* YOUR GOAL *
Restate exactly the lines that run from the start of the records below to the line containing "const noteY = [0.3582, 0.5238, 0.135, 0.2646];", counting both ends, and nothing else; pictures stay out.

Dataset excerpt
____________________
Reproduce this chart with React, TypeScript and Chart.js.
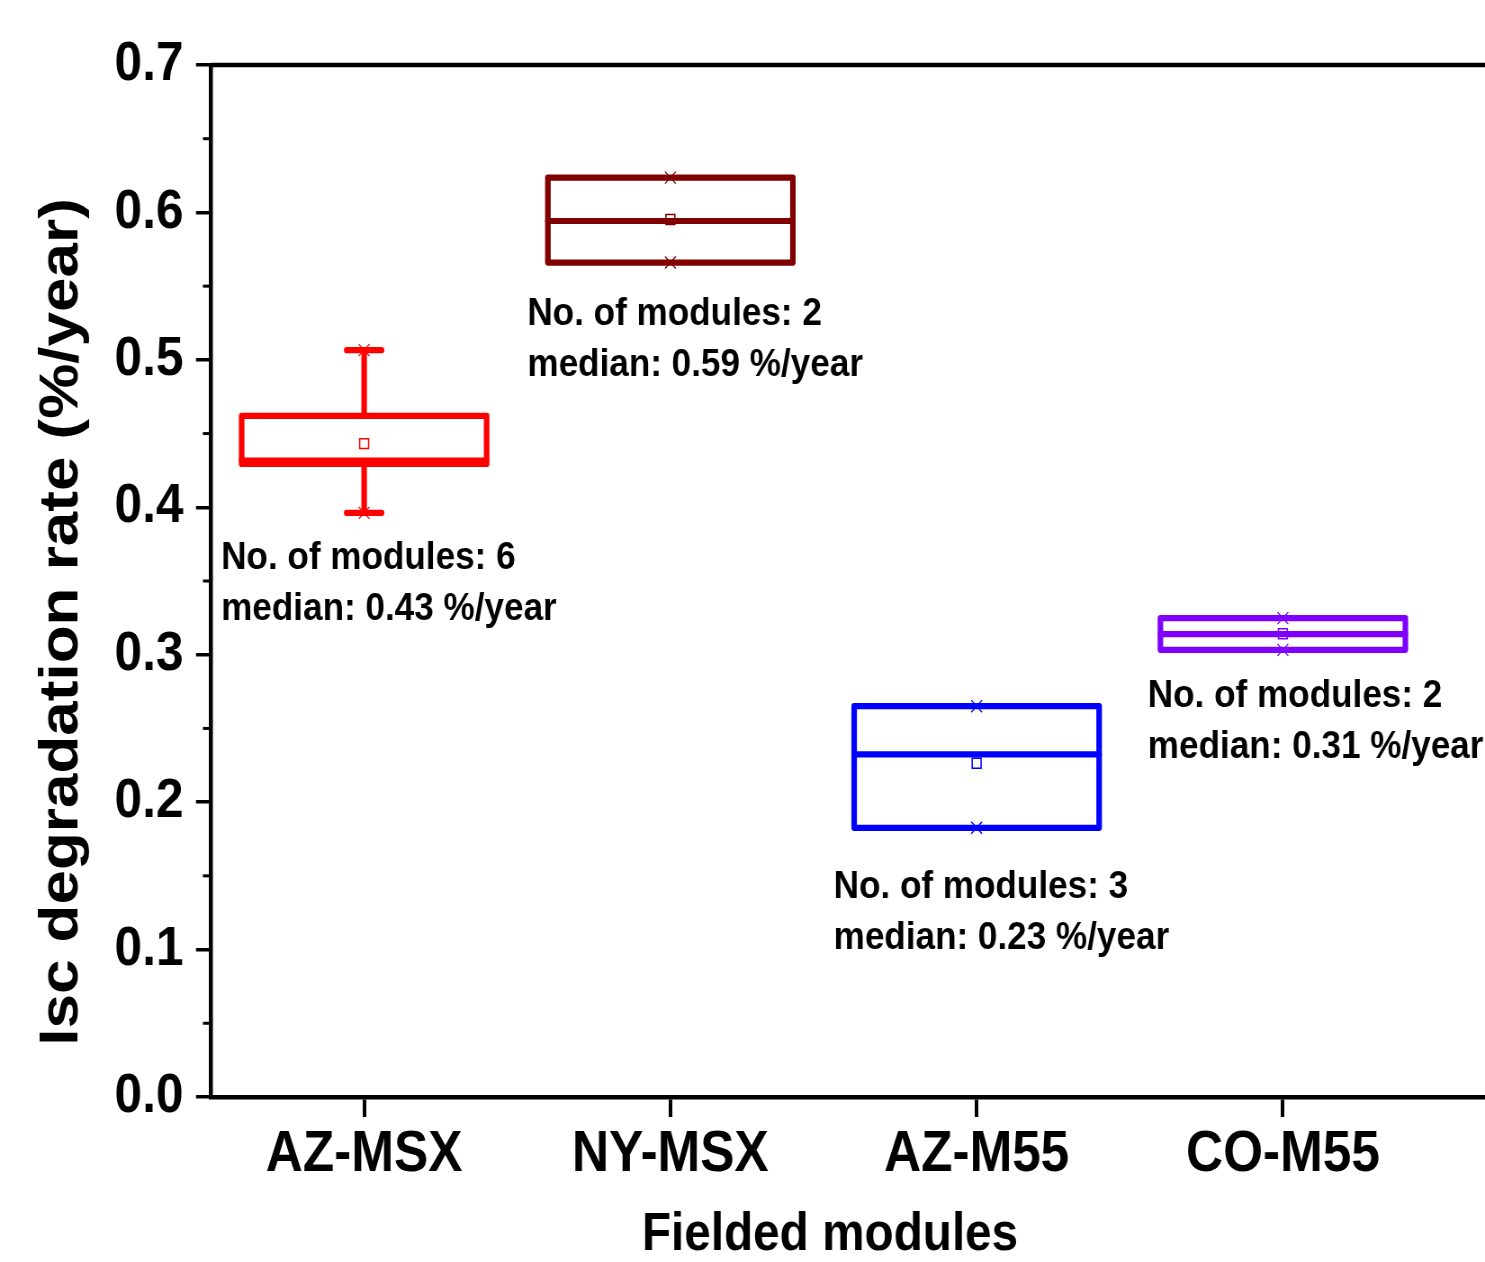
import { useEffect, useRef } from 'react';
import { Chart, registerables } from 'chart.js';

Chart.register(...registerables);

// ---- data ----
const categories = ['AZ-MSX', 'NY-MSX', 'AZ-M55', 'CO-M55'];
const q1Values = [0.4294, 0.566, 0.1826, 0.3033];
const medianValues = [0.4317, 0.5942, 0.2324, 0.3139];
const q3Values = [0.462, 0.6236, 0.2651, 0.3248];
const whiskerLow = [0.3962, 0.566, 0.1826, 0.3033];
const whiskerHigh = [0.5066, 0.6236, 0.2651, 0.3248];
const meanValues = [0.4432, 0.5952, 0.2264, 0.3142];
const minValues = [0.3962, 0.566, 0.1826, 0.3033];
const maxValues = [0.5066, 0.6236, 0.2651, 0.3248];
const moduleCounts = [6, 2, 3, 2];
const medianText = ['0.43', '0.59', '0.23', '0.31'];
const yTickValues = [0, 0.1, 0.2, 0.3, 0.4, 0.5, 0.6, 0.7];
const yMinorTicks = [0.05, 0.15, 0.25, 0.35, 0.45, 0.55, 0.65];
// annotation anchors (data space)
const noteX = [0.533, 1.533, 2.533, 3.559];
const noteY = [0.3582, 0.5238, 0.135, 0.2646];

const boxColors = ['#FF0000', '#800000', '#0000FF', '#8000FF'];

// ---- layout ----
const SX = 0.9; // reference is horizontally squeezed
const CSS_W = 1485;
const CSS_H = 1262;
const W = Math.round(CSS_W / SX);
const H = CSS_H;
const FONT = "'Liberation Sans', Arial, Helvetica, sans-serif";
const BOX_HALF = 0.4;
const CAP_HALF = 0.057;

export default function App() {
  const ref = useRef<HTMLCanvasElement>(null);

  useEffect(() => {
    const canvas = ref.current;
    if (!canvas) return;

    const boxPlugin = {
      id: 'boxPlot',
      beforeDatasetsDraw(chart: any) {
        const { ctx, scales } = chart;
        const x = scales.x;
        const y = scales.y;
        ctx.save();
        ctx.lineJoin = 'round';
        ctx.lineCap = 'round';
        categories.forEach((_, i) => {
          const c = i + 1;
          const xl = x.getPixelForValue(c - BOX_HALF);
          const xr = x.getPixelForValue(c + BOX_HALF);
          const xc = x.getPixelForValue(c);
          const yq1 = y.getPixelForValue(q1Values[i]);
          const yq3 = y.getPixelForValue(q3Values[i]);
          const ym = y.getPixelForValue(medianValues[i]);
          ctx.strokeStyle = boxColors[i];
          ctx.lineWidth = 6.2;
          // whiskers
          if (whiskerHigh[i] > q3Values[i] + 1e-6) {
            const yh = y.getPixelForValue(whiskerHigh[i]);
            ctx.beginPath();
            ctx.moveTo(xc, yq3);
            ctx.lineTo(xc, yh);
            ctx.moveTo(x.getPixelForValue(c - CAP_HALF), yh);
            ctx.lineTo(x.getPixelForValue(c + CAP_HALF), yh);
            ctx.stroke();
          }
          if (whiskerLow[i] < q1Values[i] - 1e-6) {
            const yl = y.getPixelForValue(whiskerLow[i]);
            ctx.beginPath();
            ctx.moveTo(xc, yq1);
            ctx.lineTo(xc, yl);
            ctx.moveTo(x.getPixelForValue(c - CAP_HALF), yl);
            ctx.lineTo(x.getPixelForValue(c + CAP_HALF), yl);
            ctx.stroke();
          }
          // box
          ctx.beginPath();
          ctx.rect(xl, yq3, xr - xl, yq1 - yq3);
          ctx.stroke();
          // median
          ctx.beginPath();
          ctx.moveTo(xl, ym);
          ctx.lineTo(xr, ym);
          ctx.stroke();
        });
        ctx.restore();
      },
      afterDraw(chart: any) {
        const { ctx, scales, chartArea } = chart;
        const x = scales.x;
        const y = scales.y;
        ctx.save();
        // top frame line
        ctx.strokeStyle = '#000';
        ctx.lineWidth = 4.5;
        ctx.beginPath();
        ctx.moveTo(chartArea.left, chartArea.top);
        ctx.lineTo(chartArea.right, chartArea.top);
        ctx.stroke();
        // minor ticks
        ctx.lineWidth = 3;
        yMinorTicks.forEach((v) => {
          const py = y.getPixelForValue(v);
          ctx.beginPath();
          ctx.moveTo(chartArea.left - 9, py);
          ctx.lineTo(chartArea.left, py);
          ctx.stroke();
        });
        // annotations
        ctx.fillStyle = '#000';
        ctx.font = `bold 39px ${FONT}`;
        ctx.textAlign = 'left';
        ctx.textBaseline = 'alphabetic';
        categories.forEach((_, i) => {
          const px = x.getPixelForValue(noteX[i]);
          const py = y.getPixelForValue(noteY[i]);
          ctx.fillText(`No. of modules: ${moduleCounts[i]}`, px, py);
          ctx.fillText(`median: ${medianText[i]} %/year`, px, py + 51);
        });
        // axis titles
        ctx.font = `bold 53px ${FONT}`;
        ctx.textAlign = 'center';
        ctx.fillText('Fielded modules', 830 / SX, 1250);
        ctx.save();
        ctx.translate(77 / SX, 622);
        ctx.rotate(-Math.PI / 2);
        ctx.font = `bold 62px ${FONT}`;
        ctx.textAlign = 'center';
        ctx.textBaseline = 'alphabetic';
        ctx.fillText('Isc degradation rate (%/year)', 0, 0);
        ctx.restore();
        ctx.restore();
      },
    };

    const chart = new Chart(canvas, {
      type: 'scatter',
      data: {
        datasets: [
          {
            label: 'mean',
            data: meanValues.map((v, i) => ({ x: i + 1, y: v })),
            pointStyle: 'rect',
            pointRadius: 7,
            pointBorderWidth: 1.5,
            pointBackgroundColor: 'rgba(0,0,0,0)',
            pointBorderColor: boxColors,
            showLine: false,
          },
          {
            label: 'max',
            data: maxValues.map((v, i) => ({ x: i + 1, y: v })),
            pointStyle: 'crossRot',
            pointRadius: 8.5,
            pointBorderWidth: 1.3,
            pointBorderColor: boxColors,
            showLine: false,
          },
          {
            label: 'min',
            data: minValues.map((v, i) => ({ x: i + 1, y: v })),
            pointStyle: 'crossRot',
            pointRadius: 8.5,
            pointBorderWidth: 1.3,
            pointBorderColor: boxColors,
            showLine: false,
          },
        ],
      },
      options: {
        animation: false,
        responsive: false,
        devicePixelRatio: 1,
        layout: { autoPadding: false, padding: { top: 65, left: 0, right: 0, bottom: 0 } },
        plugins: {
          legend: { display: false },
          tooltip: { enabled: false },
        },
        scales: {
          x: {
            type: 'linear',
            min: 0.5,
            max: 4.66,
            afterBuildTicks: (s: any) => {
              s.ticks = categories.map((_, i) => ({ value: i + 1 }));
            },
            afterFit: (s: any) => {
              s.height = H - 1097;
            },
            ticks: {
              autoSkip: false,
              maxRotation: 0,
              padding: 4,
              color: '#000',
              font: { family: FONT, size: 57, weight: 'bold' },
              callback: (v: any) => categories[Math.round(Number(v)) - 1] ?? '',
            },
            grid: {
              drawOnChartArea: false,
              drawTicks: true,
              tickLength: 20,
              tickWidth: 4,
              tickColor: '#000',
              color: '#000',
              lineWidth: 4,
            },
            border: { display: true, color: '#000', width: 4.5 },
          },
          y: {
            type: 'linear',
            min: 0,
            max: 0.7,
            afterBuildTicks: (s: any) => {
              s.ticks = yTickValues.map((v) => ({ value: v }));
            },
            afterFit: (s: any) => {
              s.width = 211 / SX;
            },
            ticks: {
              padding: 14,
              color: '#000',
              font: { family: FONT, size: 55, weight: 'bold' },
              callback: (v: any) => Number(v).toFixed(1),
            },
            grid: {
              drawOnChartArea: false,
              drawTicks: true,
              tickLength: 16.7,
              tickWidth: 3.5,
              tickColor: '#000',
              color: '#000',
              lineWidth: 3.5,
            },
            border: { display: true, color: '#000', width: 4.5 },
          },
        },
      } as any,
      plugins: [boxPlugin],
    });

    return () => {
      chart.destroy();
    };
  }, []);

  return (
    <div style={{ position: 'absolute', left: 0, top: 0, width: CSS_W, height: CSS_H, background: '#fff' }}>
      <canvas
        ref={ref}
        width={W}
        height={H}
        style={{ display: 'block', width: `${CSS_W}px`, height: `${CSS_H}px` }}
      />
    </div>
  );
}
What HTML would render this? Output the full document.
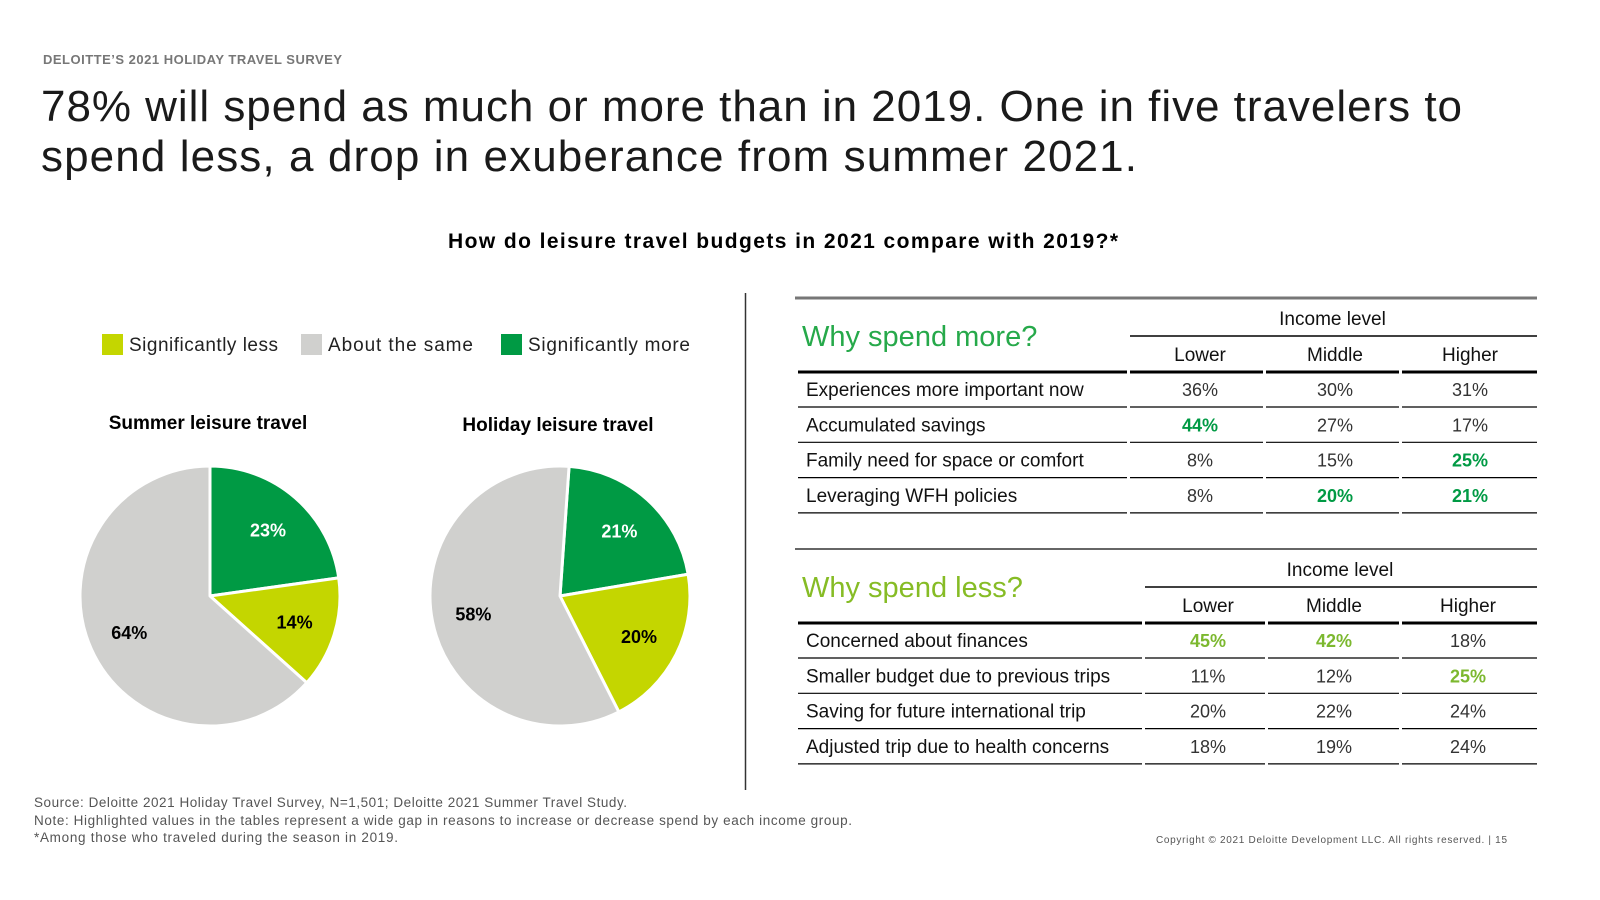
<!DOCTYPE html>
<html><head><meta charset="utf-8"><style>
body{margin:0;background:#fff;}
svg{display:block;font-family:"Liberation Sans",sans-serif;}
</style></head><body>
<svg id="s" width="1600" height="900" viewBox="0 0 1600 900">
<text x="43" y="64" font-size="13" font-weight="bold" fill="#777" letter-spacing="0.5">DELOITTE’S 2021 HOLIDAY TRAVEL SURVEY</text>
<text x="41" y="121" font-size="44" fill="#1a1a1a" textLength="1421" lengthAdjust="spacing">78% will spend as much or more than in 2019. One in five travelers to</text>
<text x="41" y="171" font-size="44" fill="#1a1a1a" textLength="1096" lengthAdjust="spacing">spend less, a drop in exuberance from summer 2021.</text>
<text x="448" y="248" font-size="21" font-weight="bold" fill="#000" textLength="670" lengthAdjust="spacing">How do leisure travel budgets in 2021 compare with 2019?*</text>

<g>
<rect x="102" y="334" width="21" height="21" fill="#c4d600"/>
<text x="129" y="351" font-size="19" fill="#222" textLength="149" lengthAdjust="spacing">Significantly less</text>
<rect x="301" y="334" width="21" height="21" fill="#d0d0ce"/>
<text x="328" y="351" font-size="19" fill="#222" textLength="145" lengthAdjust="spacing">About the same</text>
<rect x="501" y="334" width="21" height="21" fill="#009a44"/>
<text x="528" y="351" font-size="19" fill="#222" textLength="162" lengthAdjust="spacing">Significantly more</text>
</g>
<text x="208" y="429" font-size="19" font-weight="bold" text-anchor="middle">Summer leisure travel</text>
<text x="558" y="431" font-size="19" font-weight="bold" text-anchor="middle">Holiday leisure travel</text>
<g id="pies"></g>

<line x1="745.5" y1="293" x2="745.5" y2="790" stroke="#333" stroke-width="1.5"/>
<g id="tables"></g>

<text x="34" y="807" font-size="13.5" fill="#555" textLength="593" lengthAdjust="spacing">Source: Deloitte 2021 Holiday Travel Survey, N=1,501; Deloitte 2021 Summer Travel Study.</text>
<text x="34" y="825" font-size="13.5" fill="#555" textLength="818" lengthAdjust="spacing">Note: Highlighted values in the tables represent a wide gap in reasons to increase or decrease spend by each income group.</text>
<text x="34" y="842" font-size="13.5" fill="#555" textLength="364" lengthAdjust="spacing">*Among those who traveled during the season in 2019.</text>
<text x="1156" y="843" font-size="10" fill="#555" textLength="351" lengthAdjust="spacing">Copyright © 2021 Deloitte Development LLC. All rights reserved.  |    15</text>
</svg>
<script>
const NS="http://www.w3.org/2000/svg";
const pieNames=["summer","holiday"];
const summerValues=[23,14,64];
const holidayValues=[21,20,58];
const sliceLabels=["more","less","same"];
const sliceColors=["#009a44","#c4d600","#d0d0ce"];
const labelColors=["#fff","#000","#000"];
const pieCenters=[[210,596],[560,596]];
const startAngles=[0,4];
const R=130;
function el(t,a){const e=document.createElementNS(NS,t);for(const k in a)e.setAttribute(k,a[k]);return e;}
function pt(cx,cy,r,deg){const a=deg*Math.PI/180;return [cx+r*Math.sin(a),cy-r*Math.cos(a)];}
const pies=document.getElementById('pies');
[summerValues,holidayValues].forEach((vals,pi)=>{
  const [cx,cy]=pieCenters[pi];
  const total=vals.reduce((a,b)=>a+b,0);
  let ang=startAngles[pi];
  vals.forEach((v,i)=>{
    const sweep=v/total*360;
    const a0=ang,a1=ang+sweep;
    const p0=pt(cx,cy,R,a0),p1=pt(cx,cy,R,a1);
    const p=el('path',{d:`M${cx},${cy}L${p0[0]},${p0[1]}A${R},${R} 0 ${sweep>180?1:0} 1 ${p1[0]},${p1[1]}Z`,fill:sliceColors[i],stroke:'#fff','stroke-width':3,'stroke-linejoin':'round'});
    
    
    pies.appendChild(p);
    const lp=pt(cx,cy,R*0.68,(a0+a1)/2);
    const t=el('text',{x:lp[0],y:lp[1]+7,'font-size':18,'font-weight':'bold','text-anchor':'middle',fill:labelColors[i]});
    t.textContent=v+'%';
    
    
    pies.appendChild(t);
    ang=a1;
  });
});

const moreRows=["Experiences more important now","Accumulated savings","Family need for space or comfort","Leveraging WFH policies"];
const moreVals=[["36%","30%","31%"],["44%","27%","17%"],["8%","15%","25%"],["8%","20%","21%"]];
const moreHi=[[0,0,0],[1,0,0],[0,0,1],[0,1,1]];
const lessRows=["Concerned about finances","Smaller budget due to previous trips","Saving for future international trip","Adjusted trip due to health concerns"];
const lessVals=[["45%","42%","18%"],["11%","12%","25%"],["20%","22%","24%"],["18%","19%","24%"]];
const lessHi=[[1,1,0],[0,0,1],[0,0,0],[0,0,0]];
const tg=document.getElementById('tables');
function table(cfg){
  const g=el('g',{});tg.appendChild(g);
  g.appendChild(el('line',{x1:795,x2:1537,y1:cfg.top,y2:cfg.top,stroke:cfg.topColor,'stroke-width':cfg.topW}));
  const tt=el('text',{x:802,y:cfg.top+48,'font-size':29,fill:cfg.titleColor});tt.textContent=cfg.title;
  g.appendChild(tt);
  const cx=cfg.cols, colL=cfg.colL;
  const ih=el('text',{x:(colL[0]+1535)/2,y:cfg.top+27,'font-size':19,'text-anchor':'middle','fill':'#111'});ih.textContent="Income level";
  g.appendChild(ih);
  g.appendChild(el('line',{x1:colL[0],x2:1537,y1:cfg.top+38,y2:cfg.top+38,stroke:'#000','stroke-width':1.5}));
  ["Lower","Middle","Higher"].forEach((h,i)=>{const t=el('text',{x:cx[i],y:cfg.top+63,'font-size':19,'text-anchor':'middle',fill:'#111'});t.textContent=h;
    g.appendChild(t);});
  const segs=[[798,colL[0]-3],[colL[0],colL[1]-3],[colL[1],colL[2]-3],[colL[2],1537]];
  segs.forEach(s=>g.appendChild(el('line',{x1:s[0],x2:s[1],y1:cfg.top+74,y2:cfg.top+74,stroke:'#000','stroke-width':3})));
  cfg.rows.forEach((r,ri)=>{
    const y=cfg.top+74+35*(ri+1)+(ri*0.3);
    const t=el('text',{x:806,y:y-11,'font-size':19,fill:'#111'});t.textContent=r;
    g.appendChild(t);
    cfg.vals[ri].forEach((v,ci)=>{const h=cfg.hi[ri][ci];
      const c=el('text',{x:cx[ci],y:y-11,'font-size':18,'text-anchor':'middle',fill:h?cfg.hiColor:'#333','font-weight':h?'bold':'normal'});c.textContent=v;
      g.appendChild(c);});
    segs.forEach(s=>g.appendChild(el('line',{x1:s[0],x2:s[1],y1:y,y2:y,stroke:'#000','stroke-width':1.2})));
  });
}
table({name:'spend-more-table',top:298,topColor:'#777',topW:3,title:'Why spend more?',titleColor:'#26a94a',cols:[1200,1335,1470],colL:[1130,1266,1402],rows:moreRows,vals:moreVals,hi:moreHi,hiColor:'#009a44'});
table({name:'spend-less-table',top:549,topColor:'#333',topW:1.5,title:'Why spend less?',titleColor:'#86bc25',cols:[1208,1334,1468],colL:[1145,1268,1402],rows:lessRows,vals:lessVals,hi:lessHi,hiColor:'#7cb82f'});
</script>
</body></html>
____________________
* EXERCISE OUTPUT *
Reproduce this chart with React, TypeScript and Chart.js.
import { useEffect, useRef } from 'react';
import { Chart, registerables } from 'chart.js';

Chart.register(...registerables);

// ---- data ----
const categories = ['AZ-MSX', 'NY-MSX', 'AZ-M55', 'CO-M55'];
const q1Values = [0.4294, 0.566, 0.1826, 0.3033];
const medianValues = [0.4317, 0.5942, 0.2324, 0.3139];
const q3Values = [0.462, 0.6236, 0.2651, 0.3248];
const whiskerLow = [0.3962, 0.566, 0.1826, 0.3033];
const whiskerHigh = [0.5066, 0.6236, 0.2651, 0.3248];
const meanValues = [0.4432, 0.5952, 0.2264, 0.3142];
const minValues = [0.3962, 0.566, 0.1826, 0.3033];
const maxValues = [0.5066, 0.6236, 0.2651, 0.3248];
const moduleCounts = [6, 2, 3, 2];
const medianText = ['0.43', '0.59', '0.23', '0.31'];
const yTickValues = [0, 0.1, 0.2, 0.3, 0.4, 0.5, 0.6, 0.7];
const yMinorTicks = [0.05, 0.15, 0.25, 0.35, 0.45, 0.55, 0.65];
// annotation anchors (data space)
const noteX = [0.533, 1.533, 2.533, 3.559];
const noteY = [0.3582, 0.5238, 0.135, 0.2646];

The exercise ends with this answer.